In terms of a remedy, plaintiff requested that defendants be ordered to provide a complete response to the discovery request and pay plaintiff’s attorney’s fees. Magistrate Judge O’Hara determined that it would be “impossible” to compel defendants to provide a complete response because defendants had asserted they had no responsive documents in their possession and explained in the briefing that they had no “legal or practical ability to obtain bank records or other documents that might reflect defendants’ receipt of funds.” Magistrate Judge O’Hara did award plaintiff reasonable attorney’s fees and set a schedule for the parties to meet and confer on the exact amount of fees that would be awarded. Id. at *3.
In addition to the motion for sanctions, Magistrate Judge O’Hara also considered defendants’ request for a protective order prohibiting plaintiff from disclosing the names of the parties from the settled lawsuit.

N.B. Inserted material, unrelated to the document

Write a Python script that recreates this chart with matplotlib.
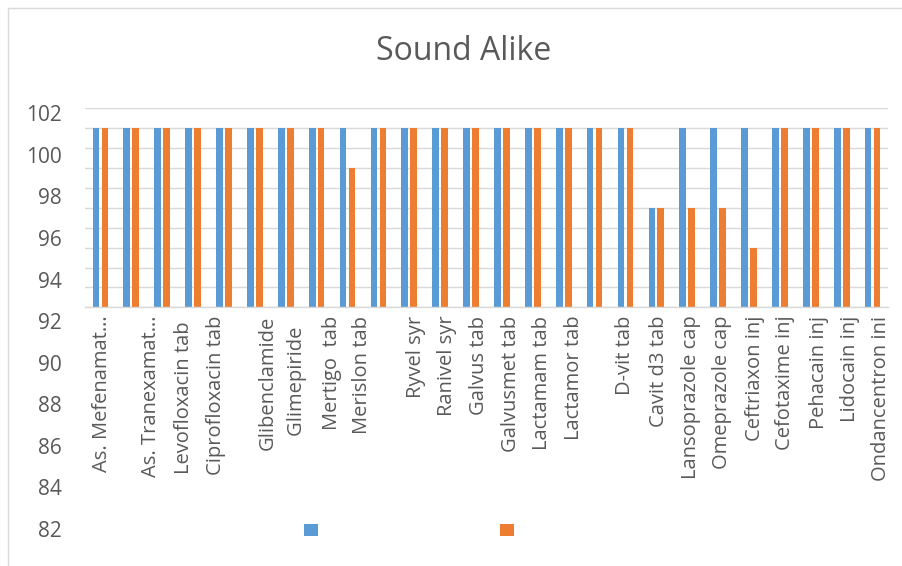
import numpy as np
import matplotlib
matplotlib.use("Agg")
import matplotlib.pyplot as plt
from matplotlib.patches import Rectangle, Patch

plt.rcParams['font.family'] = ['Open Sans', 'DejaVu Sans']

# ---- data ----
categories = ["As. Mefenamat\u2026", "", "As. Tranexamat\u2026", "Levofloxacin tab ",
              "Ciprofloxacin tab", "", "Glibenclamide", "Glimepiride  ",
              "Mertigo  tab", "Merislon tab", "", "Ryvel syr", "Ranivel syr",
              "Galvus tab", "Galvusmet tab", "Lactamam tab", "Lactamor tab",
              "D-vit tab", "Cavit d3 tab", "Lansoprazole cap", "Omeprazole cap",
              "Ceftriaxon inj", "Cefotaxime inj", "Pehacain inj", "Lidocain inj",
              "Ondancentron ini"]
series1 = [100, 100, 100, 100, 100, 100, 100, 100, 100, 100, 100, 100, 100,
           100, 100, 100, 100, 100, 92, 100, 100, 100, 100, 100, 100, 100]
series2 = [100, 100, 100, 100, 100, 100, 100, 100, 96, 100, 100, 100, 100,
           100, 100, 100, 100, 100, 92, 92, 92, 88, 100, 100, 100, 100]
series_names = ["", ""]
y_ticks = list(range(82, 103, 2))

# ---- layout (label display shifts, in category units) ----
label_shift = [0.05, 0, -0.35, -0.3, -0.25, 0, -0.57, -0.62, -0.5, -0.53, 0,
               -0.78, -0.78, -0.75, -0.71, -0.71, -0.67, 0.0, 0.07, 0.11, 0.11,
               0.2, 0.18, 0.25, 0.28, 0.28]

W, H = 903, 566
BLUE, ORANGE = '#5B9BD5', '#ED7D31'
GRID = '#D9D9D9'
TXT = '#595959'

fig = plt.figure(figsize=(W / 100, H / 100), dpi=100)

# chart area border
fig.patches.append(Rectangle((8 / W, -0.1), 2, (H - 8) / H + 0.1,
                             transform=fig.transFigure, fill=False,
                             edgecolor=GRID, lw=1.0))

ax = fig.add_axes([85 / W, (H - 307.3) / H, 803 / W, 199 / H])
x = np.arange(len(categories))
bw = 0.217
b1 = ax.bar(x - 0.145, series1, width=bw, color=BLUE, label=series_names[0])
b2 = ax.bar(x + 0.145, series2, width=bw, color=ORANGE, label=series_names[1])
ax.set_xlim(-0.5, len(categories) - 0.5)
ax.set_ylim(82, 102)
ax.set_yticks(y_ticks)
ax.yaxis.grid(True, color=GRID, lw=1.0)
ax.set_axisbelow(True)
ax.tick_params(axis='y', length=0, labelleft=False)
for s in ['left', 'right', 'top']:
    ax.spines[s].set_visible(False)
ax.spines['bottom'].set_color(GRID)
ax.spines['bottom'].set_linewidth(1.0)

tick_pos = [i + label_shift[i] for i, c in enumerate(categories) if c]
tick_lab = [c for c in categories if c]
ax.set_xticks(tick_pos)
ax.set_xticklabels(tick_lab, rotation=90, va='top', ha='center',
                   fontsize=14.5, color=TXT)
ax.tick_params(axis='x', length=0, pad=6)

# value-axis labels (spread as in the reference)
ax2 = fig.add_axes([63 / W, (H - 529) / H, 1 / W, (529 - 113.3) / H])
ax2.set_ylim(82, 102)
ax2.set_yticks(y_ticks)
ax2.set_yticklabels([str(v) for v in y_ticks], fontsize=15, color=TXT)
ax2.tick_params(axis='y', length=0, pad=1)
ax2.set_xticks([])
for s in ax2.spines.values():
    s.set_visible(False)
ax2.patch.set_visible(False)

fig.text(463.5 / W, 1 - 52 / H, 'Sound Alike', ha='center', va='center',
         fontsize=23, color=TXT)

handles = [Patch(facecolor=BLUE), Patch(facecolor=ORANGE)]
fig.legend(handles, series_names, loc='center',
           bbox_to_anchor=(409 / W, 1 - 531 / H), ncol=2, frameon=False,
           fontsize=10, handlelength=1.0, handleheight=1.0,
           handletextpad=0.0, columnspacing=13.1)

fig.savefig('out.png', dpi=100)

Plaintiff opposed the request for a protective order because the names appear on the publicly filed judgment that was issued in the lawsuit. Defendants argued that plaintiff was able to find the judgment only after reviewing a copy of the confidential settlement agreement that defendants produced pursuant to a protective order. Stating that this was a “close call,” Magistrate Judge O’Hara granted the motion for a protective order and prohibited plaintiff from disclosing the identity of the parties. “As a matter of basic fairness, practicality, and respect for court orders,” Magistrate Judge O’Hara concluded that “a litigant may not use confidential information that the court has specifically ruled subject to the court’s protective order to obtain documents and then use those documents to publicize the very confidential information that the court protected.” Id.